Among all the European countries, the British had the most African states under their rule. They fought several African kingdoms, killing their rulers and weakening their armies in order to take control.
Despite the existence of several weaker kingdoms that gave in to the British Empire easily, other African states gave them a hard time. These African states were ruled by strong and courageous kings or chiefs who protected their kingdoms for as long as they could. This led the British to exile many of them, where they were left to die or live for several years by which time the British had successfully taken control over their states.
Bai Sherbro Kpana Lewis was one of the chiefs who was exiled by the British for resisting colonial rule. He was the last great ruler of all the Sherbro, a native people of Sierra Leone, who speak the Sherbro language. Kpana Lewis had authority over almost all Sherbro rulers and was a thorn in the flesh of the British administration that was then using Sierra Leone’s natural harbor Freetown as its capital.

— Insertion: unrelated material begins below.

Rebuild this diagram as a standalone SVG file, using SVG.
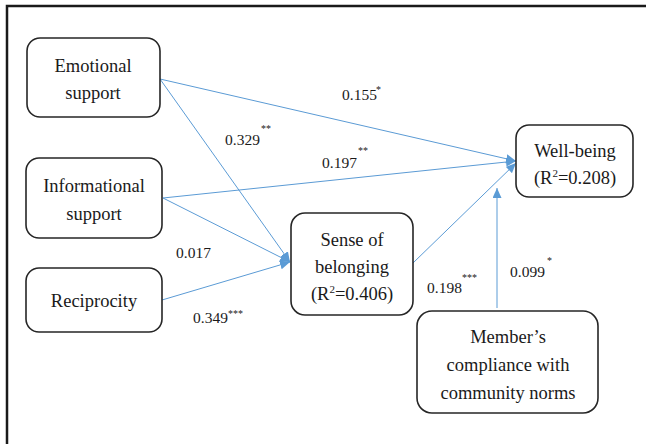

Even though Sierra Leone’s great hero and military strategist Bai Bureh helped start the fight for freedom and independence thanks to his 1898 uprising against British rule, some say that Kpana Lewis was the brain behind the revolt. And so when he and Bai Bureh were exiled by the British to the Gold Coast (now Ghana) following the 1898 rebellion, Bai Bureh was allowed to return from exile but Kpana Lewis was not. He remained in exile in the Gold Coast, where he died.

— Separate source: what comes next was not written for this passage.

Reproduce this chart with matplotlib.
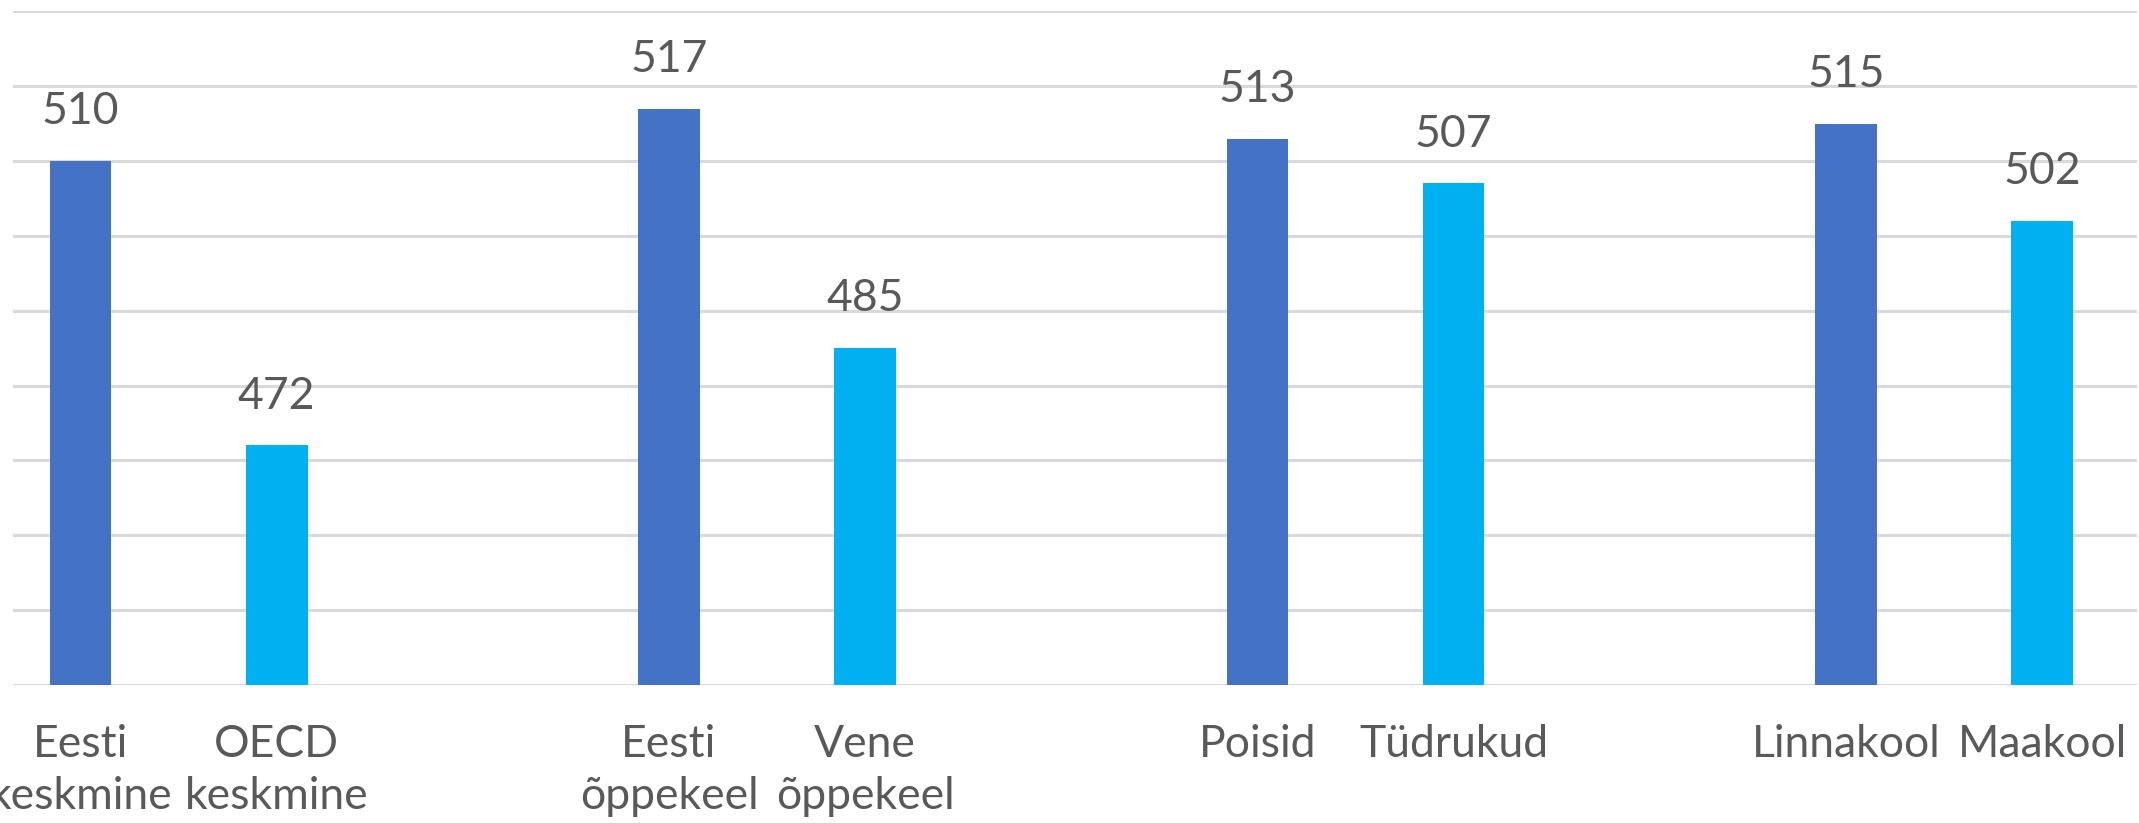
import matplotlib
matplotlib.use("Agg")
import matplotlib.pyplot as plt
import numpy as np

labels = ["Eesti\nkeskmine", "OECD\nkeskmine", "Eesti\nõppekeel", "Vene\nõppekeel",
          "Poisid", "Tüdrukud", "Linnakool", "Maakool"]
values = [510, 472, 517, 485, 513, 507, 515, 502]
bar_colors = ["#4472C4", "#00B0F0"] * 4
y_min, y_max, y_step = 440, 530, 10

plt.rcParams['font.family'] = ['Lato', 'DejaVu Sans']
text_color = "#595959"

fig = plt.figure(figsize=(21.39, 8.23), dpi=100)
W, H = 2139, 823
ax = fig.add_axes([13 / W, 138 / H, (2137 - 13) / W, (811.7 - 138) / H])

# two bars per group, one empty slot between groups
x = np.array([(i // 2) * 3 + (i % 2) for i in range(len(values))])
ax.bar(x, np.array(values) - y_min, bottom=y_min, width=0.315, color=bar_colors, zorder=3)

for xi, v in zip(x, values):
    ax.annotate(f"{v}", (xi, v), xytext=(0, 26.5), textcoords="offset points",
                ha="center", va="baseline", fontsize=32, color=text_color, zorder=4)

ax.set_ylim(y_min, y_max)
ax.set_xlim(-0.344, 10.484)
ax.set_yticks(np.arange(y_min, y_max + 1, y_step))
ax.yaxis.grid(True, color="#D9D9D9", linewidth=2.2, zorder=0)
ax.set_axisbelow(True)
ax.tick_params(axis="y", left=False, labelleft=False)
ax.set_xticks(x)
ax.set_xticklabels(labels, fontsize=32, color=text_color, linespacing=1.33)
ax.tick_params(axis="x", length=0, pad=28)
for s in ax.spines.values():
    s.set_visible(False)

fig.savefig("out.png", dpi=100)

Born in 1830 in Sherbro Island in the Southern Province of British Sierra Leone to a family of the Sherbro aristocracy, Kpana Lewis became leader of the Sherbro people in 1879 following the death of his father. Decades before this, his grandfather, Bai Kong Kuba Lewis, who was the most dominant king among all of the Sherbro people, had signed a treaty ceding Sherbro to the British in 1825.
At the time Kpana Lewis became leader of the Sherbro people, many of the provinces of the Sherbro Kingdom had become autonomous but he was able to bring some of them back under his control. He was able to do this with the help of the Poro, a secret society that he was part of. It was that secret society that helped him achieve so much power to defy colonialists.
In 1893, the British imposed the infamous “hut tax” demanding Sierra Leoneans to pay for the right to live in their own land. Many ended up working as laborers to pay for this tax. Kpana Lewis and other rulers including Bai Bureh were against this “hut tax”, stressing that Sierra Leoneans should be left alone to handle their own affairs.
Kpana Lewis even led a group of chiefs to Freetown to protest the tax. There, the British Governor made it known to him that the Sherbro was not affected by the tax. Still, Kpana Lewis would not allow the other rulers affected to be protesting alone so when he returned to his kingdom, he started using the Poro, which worked like the present police force and the judiciary system, to fight against the tax.
He used the Poro to carry out a boycott of trade with Europeans and Krio traders, who were seen to be supporting the colonialists. The British immediately had to pass a law to make it a criminal offense to use the Poro to boycott trade.
And then the large-scale guerilla revolt otherwise known as the 1898 hut tax war that lasted for ten months and was led by Bai Bureh began. Having declared war on the British, Bai Bureh brought warriors from the Temne group in the Northern Province, as well as from the Soso, Loko and Limba villages, under his command. His fighters, with little formal training, fought off the most highly trained and disciplined British forces for months, killing many of them as they had expert knowledge of the terrain across which the war took place.
The British later accused Kpana Lewis of being behind the revolt. They first detained him as a suspect before he and Bai Bureh were exiled to the Gold Coast. The British subsequently installed their own nominee, Fama Yani, as Bai Sherbro. They never allowed Kpana Lewis to return from exile, fearing that his return would cause the overthrow of Fama Yani.
So even though Bai Bureh returned, Kpana Lewis continued to be held in exile. His son protested this and the Anti-Slavery Society in London even stepped in but the British were adamant. Kpana Lewis died in the Gold Coast in 1912 after being held in exile there for more than 10 years.